> **GIVEN MATERIAL**:
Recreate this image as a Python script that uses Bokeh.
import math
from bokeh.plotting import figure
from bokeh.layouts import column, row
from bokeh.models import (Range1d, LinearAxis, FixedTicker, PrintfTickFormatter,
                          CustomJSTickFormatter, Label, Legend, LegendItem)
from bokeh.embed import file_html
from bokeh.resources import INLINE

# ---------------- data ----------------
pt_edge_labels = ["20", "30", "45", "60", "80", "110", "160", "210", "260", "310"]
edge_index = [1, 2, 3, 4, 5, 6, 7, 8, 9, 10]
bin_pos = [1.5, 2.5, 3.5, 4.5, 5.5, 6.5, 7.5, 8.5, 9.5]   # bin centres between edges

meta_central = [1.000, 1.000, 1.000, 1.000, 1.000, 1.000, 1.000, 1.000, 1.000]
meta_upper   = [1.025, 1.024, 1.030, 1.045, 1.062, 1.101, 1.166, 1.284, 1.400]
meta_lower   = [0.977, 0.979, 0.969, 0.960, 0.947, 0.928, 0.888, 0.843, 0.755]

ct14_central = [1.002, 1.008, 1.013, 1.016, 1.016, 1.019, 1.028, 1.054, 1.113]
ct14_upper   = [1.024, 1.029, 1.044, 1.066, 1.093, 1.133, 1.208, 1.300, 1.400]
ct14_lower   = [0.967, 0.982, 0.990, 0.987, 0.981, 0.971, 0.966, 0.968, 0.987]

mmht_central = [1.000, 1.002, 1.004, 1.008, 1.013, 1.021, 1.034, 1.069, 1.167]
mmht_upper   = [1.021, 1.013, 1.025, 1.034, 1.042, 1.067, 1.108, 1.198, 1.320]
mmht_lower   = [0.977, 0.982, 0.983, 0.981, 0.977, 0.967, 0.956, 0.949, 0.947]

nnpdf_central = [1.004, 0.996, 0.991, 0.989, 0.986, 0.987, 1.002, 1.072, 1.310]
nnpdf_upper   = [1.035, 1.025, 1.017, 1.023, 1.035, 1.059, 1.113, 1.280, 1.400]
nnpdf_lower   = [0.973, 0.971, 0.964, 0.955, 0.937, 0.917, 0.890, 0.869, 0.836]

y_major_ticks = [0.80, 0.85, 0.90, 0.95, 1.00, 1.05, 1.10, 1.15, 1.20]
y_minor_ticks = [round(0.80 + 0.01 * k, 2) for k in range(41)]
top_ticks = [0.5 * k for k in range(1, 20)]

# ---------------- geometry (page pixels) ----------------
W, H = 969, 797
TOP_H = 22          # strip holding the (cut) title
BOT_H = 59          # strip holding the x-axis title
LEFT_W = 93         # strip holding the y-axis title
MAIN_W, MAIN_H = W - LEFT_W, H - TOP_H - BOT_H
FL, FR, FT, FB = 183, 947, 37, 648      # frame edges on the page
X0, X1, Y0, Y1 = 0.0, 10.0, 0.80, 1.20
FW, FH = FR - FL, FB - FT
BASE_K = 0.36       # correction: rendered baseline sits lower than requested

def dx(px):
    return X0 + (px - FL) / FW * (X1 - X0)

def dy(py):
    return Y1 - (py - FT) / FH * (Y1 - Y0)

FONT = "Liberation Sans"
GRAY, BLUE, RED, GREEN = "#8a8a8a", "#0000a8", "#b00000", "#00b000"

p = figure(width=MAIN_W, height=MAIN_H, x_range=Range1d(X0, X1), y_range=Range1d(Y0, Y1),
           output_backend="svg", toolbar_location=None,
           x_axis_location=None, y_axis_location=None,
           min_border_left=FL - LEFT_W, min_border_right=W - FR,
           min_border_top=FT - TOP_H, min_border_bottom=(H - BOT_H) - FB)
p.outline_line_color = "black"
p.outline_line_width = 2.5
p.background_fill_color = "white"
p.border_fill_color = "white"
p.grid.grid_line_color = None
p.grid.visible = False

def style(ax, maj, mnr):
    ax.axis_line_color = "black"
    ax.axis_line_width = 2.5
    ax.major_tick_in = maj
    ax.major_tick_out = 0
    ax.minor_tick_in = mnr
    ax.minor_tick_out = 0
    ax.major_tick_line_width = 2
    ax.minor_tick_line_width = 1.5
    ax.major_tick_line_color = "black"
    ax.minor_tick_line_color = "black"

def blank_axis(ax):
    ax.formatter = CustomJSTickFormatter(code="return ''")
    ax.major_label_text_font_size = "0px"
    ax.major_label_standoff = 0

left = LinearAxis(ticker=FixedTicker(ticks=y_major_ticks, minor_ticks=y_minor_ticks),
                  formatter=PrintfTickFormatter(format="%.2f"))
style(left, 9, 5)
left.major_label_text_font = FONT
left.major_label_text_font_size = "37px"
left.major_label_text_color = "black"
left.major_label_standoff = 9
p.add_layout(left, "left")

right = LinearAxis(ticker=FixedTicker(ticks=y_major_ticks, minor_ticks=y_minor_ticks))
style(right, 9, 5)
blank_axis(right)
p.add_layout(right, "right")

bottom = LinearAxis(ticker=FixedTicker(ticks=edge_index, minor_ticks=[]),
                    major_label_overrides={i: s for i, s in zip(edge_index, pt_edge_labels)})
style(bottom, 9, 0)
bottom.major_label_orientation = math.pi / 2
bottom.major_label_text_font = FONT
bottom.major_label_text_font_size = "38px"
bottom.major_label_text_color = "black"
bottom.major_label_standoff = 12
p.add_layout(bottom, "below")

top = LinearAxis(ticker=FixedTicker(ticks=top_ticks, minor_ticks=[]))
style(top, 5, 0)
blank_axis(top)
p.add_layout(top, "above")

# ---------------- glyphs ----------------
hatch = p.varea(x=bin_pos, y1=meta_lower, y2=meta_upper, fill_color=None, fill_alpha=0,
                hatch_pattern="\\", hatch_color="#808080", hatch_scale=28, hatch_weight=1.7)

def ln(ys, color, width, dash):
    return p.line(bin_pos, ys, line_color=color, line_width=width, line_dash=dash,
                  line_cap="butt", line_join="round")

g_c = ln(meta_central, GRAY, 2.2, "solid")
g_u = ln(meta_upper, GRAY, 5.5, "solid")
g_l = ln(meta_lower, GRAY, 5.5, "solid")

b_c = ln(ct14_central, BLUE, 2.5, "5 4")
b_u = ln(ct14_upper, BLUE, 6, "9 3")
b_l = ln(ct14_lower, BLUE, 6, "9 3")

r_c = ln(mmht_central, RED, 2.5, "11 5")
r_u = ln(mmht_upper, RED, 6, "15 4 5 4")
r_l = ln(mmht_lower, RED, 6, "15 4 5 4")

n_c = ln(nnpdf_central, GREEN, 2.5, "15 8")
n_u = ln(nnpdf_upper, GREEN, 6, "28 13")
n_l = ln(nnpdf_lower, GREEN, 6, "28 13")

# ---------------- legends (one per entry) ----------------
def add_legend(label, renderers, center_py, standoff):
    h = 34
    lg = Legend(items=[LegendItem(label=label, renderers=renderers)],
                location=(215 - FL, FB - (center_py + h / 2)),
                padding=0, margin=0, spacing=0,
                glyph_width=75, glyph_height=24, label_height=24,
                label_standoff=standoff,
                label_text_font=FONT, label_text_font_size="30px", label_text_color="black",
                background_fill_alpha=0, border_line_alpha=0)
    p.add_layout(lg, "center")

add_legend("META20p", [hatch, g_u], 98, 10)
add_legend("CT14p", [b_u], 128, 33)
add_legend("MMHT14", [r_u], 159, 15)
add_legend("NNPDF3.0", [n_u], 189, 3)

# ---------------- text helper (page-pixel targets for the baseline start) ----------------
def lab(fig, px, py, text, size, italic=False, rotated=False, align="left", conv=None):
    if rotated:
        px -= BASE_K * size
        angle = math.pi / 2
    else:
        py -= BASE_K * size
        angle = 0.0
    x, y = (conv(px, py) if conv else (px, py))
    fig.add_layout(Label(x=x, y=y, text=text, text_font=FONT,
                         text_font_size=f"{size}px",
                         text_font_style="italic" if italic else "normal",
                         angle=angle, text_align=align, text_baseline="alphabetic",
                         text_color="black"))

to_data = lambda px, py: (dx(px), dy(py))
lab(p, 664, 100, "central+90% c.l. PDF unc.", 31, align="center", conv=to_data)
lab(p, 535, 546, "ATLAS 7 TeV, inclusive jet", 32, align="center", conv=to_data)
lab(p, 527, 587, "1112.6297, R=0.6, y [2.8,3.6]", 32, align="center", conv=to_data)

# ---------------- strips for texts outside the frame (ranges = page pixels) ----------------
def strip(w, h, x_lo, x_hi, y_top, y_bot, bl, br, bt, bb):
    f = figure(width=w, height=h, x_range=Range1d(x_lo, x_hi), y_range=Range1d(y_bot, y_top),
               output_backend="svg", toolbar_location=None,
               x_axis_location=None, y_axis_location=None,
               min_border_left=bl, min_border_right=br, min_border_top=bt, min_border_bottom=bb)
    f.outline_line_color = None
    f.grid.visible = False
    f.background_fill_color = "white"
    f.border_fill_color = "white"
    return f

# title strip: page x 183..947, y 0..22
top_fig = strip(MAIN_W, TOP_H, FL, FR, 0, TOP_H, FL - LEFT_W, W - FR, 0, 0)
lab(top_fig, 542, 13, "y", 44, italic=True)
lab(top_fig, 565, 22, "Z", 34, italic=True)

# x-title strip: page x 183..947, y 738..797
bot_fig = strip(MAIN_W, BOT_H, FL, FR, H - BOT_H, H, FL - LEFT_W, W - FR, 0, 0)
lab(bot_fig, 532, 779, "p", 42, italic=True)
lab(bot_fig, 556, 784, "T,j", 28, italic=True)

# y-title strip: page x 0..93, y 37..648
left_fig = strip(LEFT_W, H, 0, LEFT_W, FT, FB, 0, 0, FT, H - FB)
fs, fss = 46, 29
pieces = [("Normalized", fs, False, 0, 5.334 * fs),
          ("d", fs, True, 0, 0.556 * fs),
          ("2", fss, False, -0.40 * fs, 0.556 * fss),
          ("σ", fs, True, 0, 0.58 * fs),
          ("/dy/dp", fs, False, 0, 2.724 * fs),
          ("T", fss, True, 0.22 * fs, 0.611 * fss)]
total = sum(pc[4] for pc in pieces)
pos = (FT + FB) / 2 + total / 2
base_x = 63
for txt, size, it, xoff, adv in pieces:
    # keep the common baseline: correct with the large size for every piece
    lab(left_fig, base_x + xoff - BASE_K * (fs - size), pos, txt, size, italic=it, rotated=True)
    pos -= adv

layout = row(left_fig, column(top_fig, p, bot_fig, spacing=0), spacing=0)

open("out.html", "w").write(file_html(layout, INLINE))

> **WHAT YOU NEED TO DO**:
Look above and repeat, character for character, the lines from the first one to the line with "0.888, 0.843, 0.755]", counting both.

> **SOLUTION TO THIS EXERCISE**:
Recreate this image as a Python script that uses Bokeh.
import math
from bokeh.plotting import figure
from bokeh.layouts import column, row
from bokeh.models import (Range1d, LinearAxis, FixedTicker, PrintfTickFormatter,
                          CustomJSTickFormatter, Label, Legend, LegendItem)
from bokeh.embed import file_html
from bokeh.resources import INLINE

# ---------------- data ----------------
pt_edge_labels = ["20", "30", "45", "60", "80", "110", "160", "210", "260", "310"]
edge_index = [1, 2, 3, 4, 5, 6, 7, 8, 9, 10]
bin_pos = [1.5, 2.5, 3.5, 4.5, 5.5, 6.5, 7.5, 8.5, 9.5]   # bin centres between edges

meta_central = [1.000, 1.000, 1.000, 1.000, 1.000, 1.000, 1.000, 1.000, 1.000]
meta_upper   = [1.025, 1.024, 1.030, 1.045, 1.062, 1.101, 1.166, 1.284, 1.400]
meta_lower   = [0.977, 0.979, 0.969, 0.960, 0.947, 0.928, 0.888, 0.843, 0.755]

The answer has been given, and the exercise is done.